Secession has been a hot topic in Texas over the past few years. Abbott’s predecessor, Gov. Rick Perry, made a couple of statements construed to suggest he believed Texas could leave the Union. “When we came into the nation in 1845, we were a republic,” Perry told a group of right-wing bloggers in 2009. “We were a stand-alone nation. And one of the deals was, we can leave any time we want … So we’re kind of thinking about that again.”

Perry later suggested he was joking. When a reporter asked him about it, he said, “if Washington continues to thumb their [sic] nose at the American people, you know, who knows what may come out of that?” He immediately cleaned that up, too, by adding that, “we’ve got a great union” and there is “no reason to dissolve it.”

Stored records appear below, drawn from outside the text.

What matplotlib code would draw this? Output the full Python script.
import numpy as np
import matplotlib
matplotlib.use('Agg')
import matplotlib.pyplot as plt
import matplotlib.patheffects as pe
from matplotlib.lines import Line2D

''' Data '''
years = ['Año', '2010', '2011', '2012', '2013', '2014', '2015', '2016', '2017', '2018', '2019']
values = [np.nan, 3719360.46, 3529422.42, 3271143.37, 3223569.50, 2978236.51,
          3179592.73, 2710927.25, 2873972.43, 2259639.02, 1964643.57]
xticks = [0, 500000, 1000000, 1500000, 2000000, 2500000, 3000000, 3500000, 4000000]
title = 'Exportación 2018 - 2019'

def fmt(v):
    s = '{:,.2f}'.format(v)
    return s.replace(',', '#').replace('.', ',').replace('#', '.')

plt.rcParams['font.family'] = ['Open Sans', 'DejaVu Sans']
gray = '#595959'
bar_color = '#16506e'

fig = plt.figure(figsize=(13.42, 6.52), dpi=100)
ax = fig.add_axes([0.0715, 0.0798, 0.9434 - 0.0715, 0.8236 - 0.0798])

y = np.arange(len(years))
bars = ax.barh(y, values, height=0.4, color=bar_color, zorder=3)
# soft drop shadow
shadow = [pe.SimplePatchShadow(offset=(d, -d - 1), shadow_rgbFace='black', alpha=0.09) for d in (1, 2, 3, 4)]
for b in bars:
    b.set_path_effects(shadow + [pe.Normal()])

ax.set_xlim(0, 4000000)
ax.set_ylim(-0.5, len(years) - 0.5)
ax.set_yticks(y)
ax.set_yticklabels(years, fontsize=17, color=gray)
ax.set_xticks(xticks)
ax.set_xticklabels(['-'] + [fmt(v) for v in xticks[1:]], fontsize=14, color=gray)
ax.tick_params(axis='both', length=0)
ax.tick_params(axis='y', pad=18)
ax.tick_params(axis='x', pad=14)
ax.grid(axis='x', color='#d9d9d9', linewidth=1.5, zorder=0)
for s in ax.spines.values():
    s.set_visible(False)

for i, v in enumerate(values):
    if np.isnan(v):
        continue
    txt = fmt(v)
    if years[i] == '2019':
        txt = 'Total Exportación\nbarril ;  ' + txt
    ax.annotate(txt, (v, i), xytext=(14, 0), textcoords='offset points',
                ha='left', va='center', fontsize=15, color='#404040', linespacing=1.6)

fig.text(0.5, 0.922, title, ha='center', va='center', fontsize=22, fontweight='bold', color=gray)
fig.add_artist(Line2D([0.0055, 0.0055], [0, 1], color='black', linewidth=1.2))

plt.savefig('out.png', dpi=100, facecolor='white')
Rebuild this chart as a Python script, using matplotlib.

Perry’s “joke” was based on a belief among many Texans that the state has a unique right to secede granted in the 1845 Joint Resolution for Annexing Texas to the United States. In fact, that right is a “myth,” acccording to Walter L. Buenger, a professor of history at Texas A&M University and author of the book “Secession and the Union in Texas,” who was interviewed by Factcheck.org about the issue in 2011.

In a perfect world, if Texas were to continue these military provocations, perhaps the Congress will allow it to secede peacefully. Failing that, Congress might consider expelling Texas from the Union. Expulsion of states is not contemplated in the Constitution, so cutting Texas loose would require passing an Amendment.

Expelling Texas, it turns out, is not a new idea. In 2012, a petition was opened on the White House website to “Violently Expel the State of Texas from the United States of America and to Exile All Tea Party ‘Tards to Texas.” It failed to get the signatures required to trigger action by the Obama Administration. In fact, only six people signed it.

If Gov. Abbott pulls the trigger in this confrontation with the United States and orders the Texas Guard to take offensive action against American forces this summer, expelling Texas could become a proposition worth reconsidering.